In the plains, in the Continental biogeographical region, the most representative habitats that make up the Natura 2000 network are the oak-hornbeam forests, remnant of the old Po forests, moors, riparian forests of great rivers, and what remains of the vast wetlands, but also some areas particularly important for agricultural biodiversity, such as rice paddies.
The “numbers” of Natura 2000 in Lombardy:
242 Natura 2000 sites, extended over about 15% of the territory of Lombardy.
57 habitats of Community interest, among which 16 are defined as “priority” habitats, i.e. the places at risk of disappearing at the continental level.
71 species of Community interest listed in the Habitats Directive Annex II of which 50 animal species, including mammals, fish, amphibians, reptiles, and invertebrates and 21 species of plants.
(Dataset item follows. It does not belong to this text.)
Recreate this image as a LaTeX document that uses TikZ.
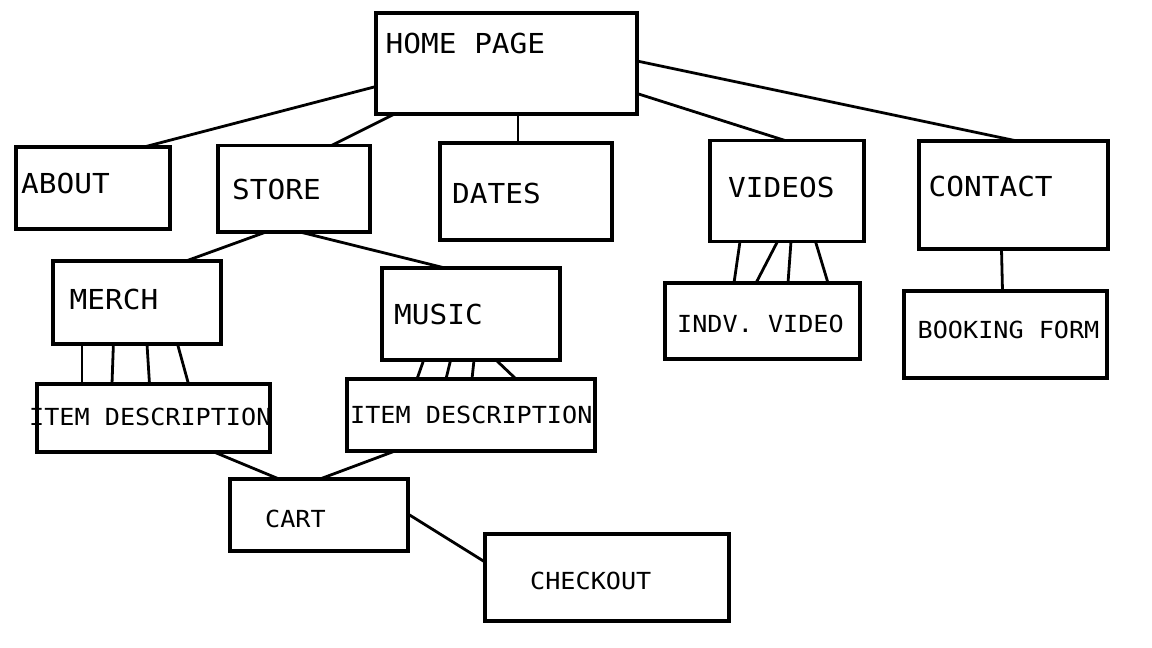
\documentclass[tikz,border=0pt]{standalone}
\usepackage{fontspec}
\newfontfamily\paintfont[FakeStretch=1.07]{DejaVu Sans Mono}
\begin{document}
\begin{tikzpicture}[x=1pt, y=-1pt,
  box/.style={draw, line width=3.2pt, inner sep=0pt, outer sep=0pt, anchor=north west},
  big/.style={anchor=base west, inner sep=0pt, font=\paintfont\fontsize{27.5}{30}\selectfont},
  small/.style={anchor=base west, inner sep=0pt, font=\paintfont\fontsize{23.5}{26}\selectfont},
  lnk/.style={line width=2.8pt}]
\fill [white] (0,0) rectangle (1152,648);
\useasboundingbox (0,0) rectangle (1152,648);
% pages
\node [box, minimum width=261pt, minimum height=101pt] (home) at (376,13) {};
\node [box, minimum width=154pt, minimum height=82pt] (about) at (16,147) {};
\node [box, minimum width=152pt, minimum height=86.5pt] (store) at (218,145.5) {};
\node [box, minimum width=172pt, minimum height=97pt] (dates) at (440,143) {};
\node [box, minimum width=154pt, minimum height=101pt] (videos) at (710,140.5) {};
\node [box, minimum width=189pt, minimum height=108pt] (contact) at (919,141) {};
\node [box, minimum width=168pt, minimum height=83pt] (merch) at (53,261) {};
\node [box, minimum width=178pt, minimum height=92pt] (music) at (382,268) {};
\node [box, minimum width=233pt, minimum height=68pt] (itemm) at (37,384) {};
\node [box, minimum width=248pt, minimum height=72pt] (itemu) at (347,379) {};
\node [box, minimum width=195pt, minimum height=76pt] (indv) at (665,283) {};
\node [box, minimum width=203pt, minimum height=87pt] (booking) at (904,291) {};
\node [box, minimum width=178pt, minimum height=72pt] (cart) at (230,479) {};
\node [box, minimum width=244pt, minimum height=87pt] (checkout) at (485,534) {};
% labels
\node [big] (home-t) at (385.5,53.5) {HOME PAGE};
\node [big] (about-t) at (21,193.5) {ABOUT};
\node [big] (store-t) at (232,199.5) {STORE};
\node [big] (dates-t) at (452,203) {DATES};
\node [big] (videos-t) at (728,197) {VIDEOS};
\node [big] (contact-t) at (928.5,196) {CONTACT};
\node [big] (merch-t) at (69.5,309) {MERCH};
\node [big] (music-t) at (394,324) {MUSIC};
\node [small] (itemm-t) at (29,425) {ITEM DESCRIPTION};
\node [small] (itemu-t) at (350,423) {ITEM DESCRIPTION};
\node [small] (indv-t) at (677,332) {INDV. VIDEO};
\node [small] (booking-t) at (917.5,338) {BOOKING FORM};
\node [small] (cart-t) at (265,527) {CART};
\node [small] (checkout-t) at (530,589) {CHECKOUT};
% links
\draw [lnk] ([yshift=-23pt]home.west) edge ([xshift=51pt]about.north);
\draw [lnk] ([xshift=-112pt]home.south) edge ([xshift=37.5pt]store.north);
\draw [lnk] ([xshift=11.5pt]home.south) edge ([xshift=-8pt]dates.north);
\draw [lnk] ([yshift=-30pt]home.east) edge ([xshift=-2pt]videos.north);
\draw [lnk] ([yshift=2.5pt]home.east) edge ([xshift=3.5pt]contact.north);
\draw [lnk] ([xshift=-28pt]store.south) edge ([xshift=49pt]merch.north);
\draw [lnk] ([xshift=6pt]store.south) edge ([xshift=-26pt]music.north);
\draw [lnk] ([xshift=-55pt]merch.south) edge ([xshift=-71.5pt]itemm.north);
\draw [lnk] ([xshift=-23.6pt]merch.south) edge ([xshift=-41.5pt]itemm.north);
\draw [lnk] ([xshift=10pt]merch.south) edge ([xshift=-4pt]itemm.north);
\draw [lnk] ([xshift=40.5pt]merch.south) edge ([xshift=35pt]itemm.north);
\draw [lnk] ([xshift=-47.3pt]music.south) edge ([xshift=-54pt]itemu.north);
\draw [lnk] ([xshift=-20.4pt]music.south) edge ([xshift=-25pt]itemu.north);
\draw [lnk] ([xshift=3pt]music.south) edge ([xshift=1pt]itemu.north);
\draw [lnk] ([xshift=25pt]music.south) edge ([xshift=45pt]itemu.north);
\draw [lnk] ([xshift=-47pt]videos.south) edge ([xshift=-28.5pt]indv.north);
\draw [lnk] ([xshift=-9.5pt]videos.south) edge ([xshift=-6.5pt]indv.north);
\draw [lnk] ([xshift=4pt]videos.south) edge ([xshift=25.5pt]indv.north);
\draw [lnk] ([xshift=28.5pt]videos.south) edge ([xshift=65.5pt]indv.north);
\draw [lnk] ([xshift=-12pt]contact.south) edge ([xshift=-3pt]booking.north);
\draw [lnk] ([xshift=60.5pt]itemm.south) edge ([xshift=-40pt]cart.north);
\draw [lnk] ([xshift=-76pt]itemu.south) edge ([xshift=1pt]cart.north);
\draw [lnk] ([yshift=1pt]cart.east) edge ([yshift=15.5pt]checkout.west);
\end{tikzpicture}
\end{document}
87 species of birds included in Annex I of the Birds Directive.
To be effective the Natura 2000 Network should not be a system of high naturalness jeopardized areas, but plant and animal species should be able to move from site to site, thus ensuring the ecological connections between the most important areas for biodiversity. For this purpose, in 2009 Lombardy has identified a Regional Ecological Network.
Natura 2000 in Ticino Park
In Ticino Park 14 SAC and 1 SPA have been established in 2003. The SPA “Boschi del Ticino” covers all the riparian forests recognized as Natural Park by Lombardy Region, for about 23.300 hectares (25% of the protected area).
Since in 2003 the Lombardia Region has identified the Ticino Park as Management Body of the sites located in its territory, the body worked to guarantee an adequate safeguard level through the right implementation of effective assessment, the arrangement of Management Plan and the continuation of update and in-depth studies on biodiversity knowledge and conservation of habitats, but it also has promoted numerous project finalized to requalification and conservation of habitats and species with community interest, one of the most important in terms of invested resources and importance of interventions, is certainly the LIFE TICINO BIOSOURCE.